[DATA SHOWN]
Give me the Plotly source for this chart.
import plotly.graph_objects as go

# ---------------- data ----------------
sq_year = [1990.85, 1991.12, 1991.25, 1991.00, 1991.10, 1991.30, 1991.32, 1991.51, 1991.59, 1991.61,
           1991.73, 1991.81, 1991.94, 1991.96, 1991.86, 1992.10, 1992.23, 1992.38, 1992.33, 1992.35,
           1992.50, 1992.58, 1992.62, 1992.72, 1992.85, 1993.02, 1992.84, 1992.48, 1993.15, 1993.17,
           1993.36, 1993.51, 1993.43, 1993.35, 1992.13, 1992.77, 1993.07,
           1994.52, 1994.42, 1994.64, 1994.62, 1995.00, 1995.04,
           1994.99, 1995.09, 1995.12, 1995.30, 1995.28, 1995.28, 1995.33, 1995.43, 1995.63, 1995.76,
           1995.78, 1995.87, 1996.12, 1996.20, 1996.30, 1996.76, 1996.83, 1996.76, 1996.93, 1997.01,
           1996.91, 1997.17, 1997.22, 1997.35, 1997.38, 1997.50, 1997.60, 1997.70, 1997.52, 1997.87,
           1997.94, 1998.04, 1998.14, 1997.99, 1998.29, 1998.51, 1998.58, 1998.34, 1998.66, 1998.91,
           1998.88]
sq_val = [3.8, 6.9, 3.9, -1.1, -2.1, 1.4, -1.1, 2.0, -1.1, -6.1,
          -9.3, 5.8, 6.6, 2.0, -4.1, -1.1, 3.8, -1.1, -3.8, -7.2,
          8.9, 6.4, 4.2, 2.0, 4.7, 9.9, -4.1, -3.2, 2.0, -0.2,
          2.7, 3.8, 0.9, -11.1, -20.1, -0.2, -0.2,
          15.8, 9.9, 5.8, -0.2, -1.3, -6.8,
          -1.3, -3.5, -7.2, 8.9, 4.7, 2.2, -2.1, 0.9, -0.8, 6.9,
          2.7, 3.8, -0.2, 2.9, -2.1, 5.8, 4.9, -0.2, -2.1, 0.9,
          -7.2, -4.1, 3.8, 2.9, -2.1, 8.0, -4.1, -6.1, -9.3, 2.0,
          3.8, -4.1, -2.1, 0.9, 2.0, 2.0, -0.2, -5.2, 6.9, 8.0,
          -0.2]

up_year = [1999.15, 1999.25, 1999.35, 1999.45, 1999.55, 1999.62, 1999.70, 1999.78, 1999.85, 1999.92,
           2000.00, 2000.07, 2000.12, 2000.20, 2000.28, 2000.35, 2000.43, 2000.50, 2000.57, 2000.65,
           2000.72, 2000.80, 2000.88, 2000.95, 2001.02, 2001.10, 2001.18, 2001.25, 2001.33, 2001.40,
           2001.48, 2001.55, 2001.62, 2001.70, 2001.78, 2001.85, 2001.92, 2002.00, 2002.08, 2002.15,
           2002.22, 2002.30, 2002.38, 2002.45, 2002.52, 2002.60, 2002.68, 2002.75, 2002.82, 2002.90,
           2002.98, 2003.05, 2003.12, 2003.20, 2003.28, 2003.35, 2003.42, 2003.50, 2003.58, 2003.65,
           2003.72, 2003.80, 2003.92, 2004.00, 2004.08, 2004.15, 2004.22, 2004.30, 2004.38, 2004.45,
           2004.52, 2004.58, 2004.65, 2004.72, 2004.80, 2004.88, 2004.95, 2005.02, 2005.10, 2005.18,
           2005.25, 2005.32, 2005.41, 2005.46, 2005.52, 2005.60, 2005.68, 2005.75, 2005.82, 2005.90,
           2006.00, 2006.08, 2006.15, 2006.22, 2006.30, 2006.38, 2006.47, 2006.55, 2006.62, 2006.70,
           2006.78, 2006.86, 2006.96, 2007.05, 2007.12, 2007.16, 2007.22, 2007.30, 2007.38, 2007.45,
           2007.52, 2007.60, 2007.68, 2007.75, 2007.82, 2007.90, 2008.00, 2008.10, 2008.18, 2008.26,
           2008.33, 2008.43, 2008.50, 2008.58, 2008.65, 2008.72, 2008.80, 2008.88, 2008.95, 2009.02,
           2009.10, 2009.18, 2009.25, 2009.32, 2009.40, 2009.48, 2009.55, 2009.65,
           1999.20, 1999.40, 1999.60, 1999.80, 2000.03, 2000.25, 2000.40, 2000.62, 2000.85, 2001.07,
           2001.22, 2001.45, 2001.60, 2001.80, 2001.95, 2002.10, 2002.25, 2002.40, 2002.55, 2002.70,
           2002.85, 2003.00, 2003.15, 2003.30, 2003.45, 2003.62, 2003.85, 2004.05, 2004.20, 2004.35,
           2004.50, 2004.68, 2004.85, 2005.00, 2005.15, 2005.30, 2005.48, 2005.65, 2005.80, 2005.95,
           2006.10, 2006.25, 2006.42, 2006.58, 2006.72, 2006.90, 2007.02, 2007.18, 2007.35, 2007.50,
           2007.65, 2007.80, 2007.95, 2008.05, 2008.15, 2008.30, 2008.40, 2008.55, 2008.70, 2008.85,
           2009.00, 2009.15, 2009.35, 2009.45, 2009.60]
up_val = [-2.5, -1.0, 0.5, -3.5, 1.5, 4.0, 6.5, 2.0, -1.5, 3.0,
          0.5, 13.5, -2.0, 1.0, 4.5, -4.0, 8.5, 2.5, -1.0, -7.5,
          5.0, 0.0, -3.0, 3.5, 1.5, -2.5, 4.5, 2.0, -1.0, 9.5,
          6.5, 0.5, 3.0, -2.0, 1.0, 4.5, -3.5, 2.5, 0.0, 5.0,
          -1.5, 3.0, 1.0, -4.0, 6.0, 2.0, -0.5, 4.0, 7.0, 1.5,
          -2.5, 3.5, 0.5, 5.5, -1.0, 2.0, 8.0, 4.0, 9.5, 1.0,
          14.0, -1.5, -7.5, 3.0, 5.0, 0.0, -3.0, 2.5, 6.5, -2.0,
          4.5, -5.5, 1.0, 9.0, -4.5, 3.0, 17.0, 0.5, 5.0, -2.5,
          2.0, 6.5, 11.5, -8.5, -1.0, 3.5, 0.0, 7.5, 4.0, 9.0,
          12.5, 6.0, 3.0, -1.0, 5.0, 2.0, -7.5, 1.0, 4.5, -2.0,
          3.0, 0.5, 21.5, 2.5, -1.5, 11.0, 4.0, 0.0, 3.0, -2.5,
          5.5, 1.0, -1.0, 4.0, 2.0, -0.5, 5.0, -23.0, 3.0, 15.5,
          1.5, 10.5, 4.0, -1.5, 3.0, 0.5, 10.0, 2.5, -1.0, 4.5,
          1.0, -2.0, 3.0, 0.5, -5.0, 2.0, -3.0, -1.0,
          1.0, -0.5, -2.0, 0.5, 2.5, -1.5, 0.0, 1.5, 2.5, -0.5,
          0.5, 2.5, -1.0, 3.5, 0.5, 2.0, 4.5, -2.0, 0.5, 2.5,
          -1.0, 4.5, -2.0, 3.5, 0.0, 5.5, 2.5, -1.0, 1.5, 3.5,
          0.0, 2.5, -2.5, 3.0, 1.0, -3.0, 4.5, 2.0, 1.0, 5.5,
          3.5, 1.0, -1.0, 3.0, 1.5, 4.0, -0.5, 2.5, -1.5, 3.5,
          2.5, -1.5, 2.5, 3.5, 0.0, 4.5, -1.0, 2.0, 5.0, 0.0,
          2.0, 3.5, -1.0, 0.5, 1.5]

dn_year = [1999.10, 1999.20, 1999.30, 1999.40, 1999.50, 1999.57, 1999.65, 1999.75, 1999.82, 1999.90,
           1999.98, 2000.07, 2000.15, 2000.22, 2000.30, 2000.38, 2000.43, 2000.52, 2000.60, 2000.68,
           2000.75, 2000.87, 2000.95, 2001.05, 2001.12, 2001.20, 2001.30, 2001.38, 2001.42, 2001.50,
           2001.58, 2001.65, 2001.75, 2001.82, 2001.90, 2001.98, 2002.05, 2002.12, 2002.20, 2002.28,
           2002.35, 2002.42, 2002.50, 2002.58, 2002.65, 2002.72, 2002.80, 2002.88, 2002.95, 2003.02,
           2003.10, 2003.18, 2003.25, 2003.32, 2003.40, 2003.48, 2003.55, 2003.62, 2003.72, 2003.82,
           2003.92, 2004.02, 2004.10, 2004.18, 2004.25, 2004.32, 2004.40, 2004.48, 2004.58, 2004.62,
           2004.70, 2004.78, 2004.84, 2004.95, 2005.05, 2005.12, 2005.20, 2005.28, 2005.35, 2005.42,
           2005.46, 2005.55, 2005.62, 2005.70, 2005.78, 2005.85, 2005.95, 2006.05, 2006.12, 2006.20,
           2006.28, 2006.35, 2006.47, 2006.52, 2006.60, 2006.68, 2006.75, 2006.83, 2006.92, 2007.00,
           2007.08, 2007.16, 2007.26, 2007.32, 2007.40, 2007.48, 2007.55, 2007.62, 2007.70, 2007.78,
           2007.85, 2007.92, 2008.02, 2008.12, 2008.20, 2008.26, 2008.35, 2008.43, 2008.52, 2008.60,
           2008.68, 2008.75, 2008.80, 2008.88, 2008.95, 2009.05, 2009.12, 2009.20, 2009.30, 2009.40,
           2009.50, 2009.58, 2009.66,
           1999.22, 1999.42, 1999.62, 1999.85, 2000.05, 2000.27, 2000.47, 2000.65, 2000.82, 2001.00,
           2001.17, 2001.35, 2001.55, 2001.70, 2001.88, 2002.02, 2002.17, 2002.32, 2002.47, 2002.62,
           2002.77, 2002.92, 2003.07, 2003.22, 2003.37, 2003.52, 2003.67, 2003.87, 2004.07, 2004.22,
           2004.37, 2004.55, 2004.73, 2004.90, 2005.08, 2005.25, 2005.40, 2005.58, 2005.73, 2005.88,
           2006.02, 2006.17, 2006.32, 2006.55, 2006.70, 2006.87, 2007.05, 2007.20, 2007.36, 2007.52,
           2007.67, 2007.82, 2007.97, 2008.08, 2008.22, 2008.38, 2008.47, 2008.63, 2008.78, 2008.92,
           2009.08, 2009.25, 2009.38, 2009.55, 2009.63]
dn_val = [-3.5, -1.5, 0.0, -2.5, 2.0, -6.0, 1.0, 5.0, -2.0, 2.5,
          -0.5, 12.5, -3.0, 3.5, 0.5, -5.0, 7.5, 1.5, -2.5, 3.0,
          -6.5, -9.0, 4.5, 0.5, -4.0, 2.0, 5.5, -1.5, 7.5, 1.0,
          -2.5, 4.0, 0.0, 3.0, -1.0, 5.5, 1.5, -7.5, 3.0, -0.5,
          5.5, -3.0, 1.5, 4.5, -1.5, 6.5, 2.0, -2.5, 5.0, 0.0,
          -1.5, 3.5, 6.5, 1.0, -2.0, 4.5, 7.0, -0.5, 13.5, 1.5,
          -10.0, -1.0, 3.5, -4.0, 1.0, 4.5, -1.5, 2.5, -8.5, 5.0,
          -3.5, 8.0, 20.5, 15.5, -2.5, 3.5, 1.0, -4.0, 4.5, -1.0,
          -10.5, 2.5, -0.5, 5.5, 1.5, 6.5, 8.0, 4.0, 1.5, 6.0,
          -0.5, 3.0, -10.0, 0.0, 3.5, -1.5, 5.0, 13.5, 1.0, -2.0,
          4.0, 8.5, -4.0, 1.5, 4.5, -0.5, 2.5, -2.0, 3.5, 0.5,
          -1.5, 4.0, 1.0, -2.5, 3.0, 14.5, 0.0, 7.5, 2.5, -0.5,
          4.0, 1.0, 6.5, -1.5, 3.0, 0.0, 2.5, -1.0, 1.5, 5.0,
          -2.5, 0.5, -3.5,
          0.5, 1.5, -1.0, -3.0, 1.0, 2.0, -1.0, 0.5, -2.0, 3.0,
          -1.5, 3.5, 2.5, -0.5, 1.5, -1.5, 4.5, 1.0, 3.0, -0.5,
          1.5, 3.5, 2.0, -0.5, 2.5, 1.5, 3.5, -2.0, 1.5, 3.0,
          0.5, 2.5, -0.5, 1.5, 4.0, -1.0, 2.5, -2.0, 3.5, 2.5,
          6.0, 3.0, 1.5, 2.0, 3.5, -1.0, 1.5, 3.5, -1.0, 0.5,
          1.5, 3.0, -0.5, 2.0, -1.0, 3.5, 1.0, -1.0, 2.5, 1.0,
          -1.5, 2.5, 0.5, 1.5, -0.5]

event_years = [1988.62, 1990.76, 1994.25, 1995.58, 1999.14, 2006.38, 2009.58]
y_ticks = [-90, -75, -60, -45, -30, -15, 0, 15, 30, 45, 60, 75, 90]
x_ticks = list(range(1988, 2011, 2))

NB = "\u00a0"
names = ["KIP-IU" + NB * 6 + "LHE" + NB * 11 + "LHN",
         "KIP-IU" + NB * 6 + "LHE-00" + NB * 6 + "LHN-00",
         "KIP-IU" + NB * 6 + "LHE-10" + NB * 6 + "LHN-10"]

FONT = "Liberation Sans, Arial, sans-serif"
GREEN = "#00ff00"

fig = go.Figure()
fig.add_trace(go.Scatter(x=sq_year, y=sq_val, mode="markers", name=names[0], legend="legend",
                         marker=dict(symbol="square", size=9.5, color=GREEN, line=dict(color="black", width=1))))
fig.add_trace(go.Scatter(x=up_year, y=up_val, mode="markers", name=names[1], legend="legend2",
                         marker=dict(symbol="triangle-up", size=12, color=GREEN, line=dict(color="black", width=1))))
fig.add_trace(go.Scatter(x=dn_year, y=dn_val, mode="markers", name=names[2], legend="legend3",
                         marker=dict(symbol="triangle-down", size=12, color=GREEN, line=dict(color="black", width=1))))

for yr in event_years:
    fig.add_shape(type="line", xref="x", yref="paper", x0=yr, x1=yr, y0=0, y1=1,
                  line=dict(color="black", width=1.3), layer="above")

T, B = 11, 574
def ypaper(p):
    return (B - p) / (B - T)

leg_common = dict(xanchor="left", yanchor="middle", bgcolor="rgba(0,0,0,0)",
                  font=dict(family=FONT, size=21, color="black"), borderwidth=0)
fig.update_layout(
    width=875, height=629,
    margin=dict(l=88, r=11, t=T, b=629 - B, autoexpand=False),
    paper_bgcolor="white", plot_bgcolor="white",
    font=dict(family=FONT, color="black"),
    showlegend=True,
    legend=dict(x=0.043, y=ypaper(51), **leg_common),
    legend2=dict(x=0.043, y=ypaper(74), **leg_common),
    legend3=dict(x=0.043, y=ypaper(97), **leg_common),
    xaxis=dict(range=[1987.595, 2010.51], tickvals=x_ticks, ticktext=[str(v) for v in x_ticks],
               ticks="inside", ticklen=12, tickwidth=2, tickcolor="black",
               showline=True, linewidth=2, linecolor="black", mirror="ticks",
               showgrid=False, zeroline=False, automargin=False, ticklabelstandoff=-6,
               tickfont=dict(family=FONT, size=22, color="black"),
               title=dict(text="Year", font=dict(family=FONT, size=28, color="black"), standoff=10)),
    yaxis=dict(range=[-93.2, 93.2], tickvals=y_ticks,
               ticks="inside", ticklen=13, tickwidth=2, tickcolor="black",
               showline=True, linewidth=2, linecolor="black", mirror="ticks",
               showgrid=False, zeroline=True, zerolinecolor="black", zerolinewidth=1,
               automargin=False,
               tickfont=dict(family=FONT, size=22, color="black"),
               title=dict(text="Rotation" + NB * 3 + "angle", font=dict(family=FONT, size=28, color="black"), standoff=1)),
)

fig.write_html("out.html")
...
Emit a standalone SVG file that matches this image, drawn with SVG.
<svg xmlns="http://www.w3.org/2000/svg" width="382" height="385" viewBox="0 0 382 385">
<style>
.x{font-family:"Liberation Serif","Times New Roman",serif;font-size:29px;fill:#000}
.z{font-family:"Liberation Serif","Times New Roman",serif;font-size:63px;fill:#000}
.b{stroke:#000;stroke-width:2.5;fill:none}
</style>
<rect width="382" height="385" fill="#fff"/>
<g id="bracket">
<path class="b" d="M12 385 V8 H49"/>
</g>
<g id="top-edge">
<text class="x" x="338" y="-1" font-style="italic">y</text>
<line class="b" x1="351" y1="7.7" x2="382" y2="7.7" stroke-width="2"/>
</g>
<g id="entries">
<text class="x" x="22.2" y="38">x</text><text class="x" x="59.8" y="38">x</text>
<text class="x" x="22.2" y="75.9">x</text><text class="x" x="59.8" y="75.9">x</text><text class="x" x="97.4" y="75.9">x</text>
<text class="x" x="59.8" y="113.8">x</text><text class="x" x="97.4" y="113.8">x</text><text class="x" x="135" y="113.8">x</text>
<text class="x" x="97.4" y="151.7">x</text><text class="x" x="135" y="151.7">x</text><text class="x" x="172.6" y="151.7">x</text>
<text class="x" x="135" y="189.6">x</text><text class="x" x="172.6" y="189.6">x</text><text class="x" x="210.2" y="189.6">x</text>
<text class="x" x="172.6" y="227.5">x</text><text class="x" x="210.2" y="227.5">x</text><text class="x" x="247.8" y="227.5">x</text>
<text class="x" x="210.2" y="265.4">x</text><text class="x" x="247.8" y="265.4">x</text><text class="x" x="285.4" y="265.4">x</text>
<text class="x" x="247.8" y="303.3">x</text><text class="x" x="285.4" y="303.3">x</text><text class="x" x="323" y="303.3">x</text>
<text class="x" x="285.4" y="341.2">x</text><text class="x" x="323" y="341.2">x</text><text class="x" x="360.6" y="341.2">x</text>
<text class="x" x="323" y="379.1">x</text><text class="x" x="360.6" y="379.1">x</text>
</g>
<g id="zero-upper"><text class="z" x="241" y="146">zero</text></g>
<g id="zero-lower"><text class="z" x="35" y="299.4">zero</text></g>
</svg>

[EXERCISE]
Only the lines from the one holding "Give me the Plotly source for this chart." through the one holding "import plotly.graph_objects as go" are wanted; retype them exactly.

[OUTPUT]
Give me the Plotly source for this chart.
import plotly.graph_objects as go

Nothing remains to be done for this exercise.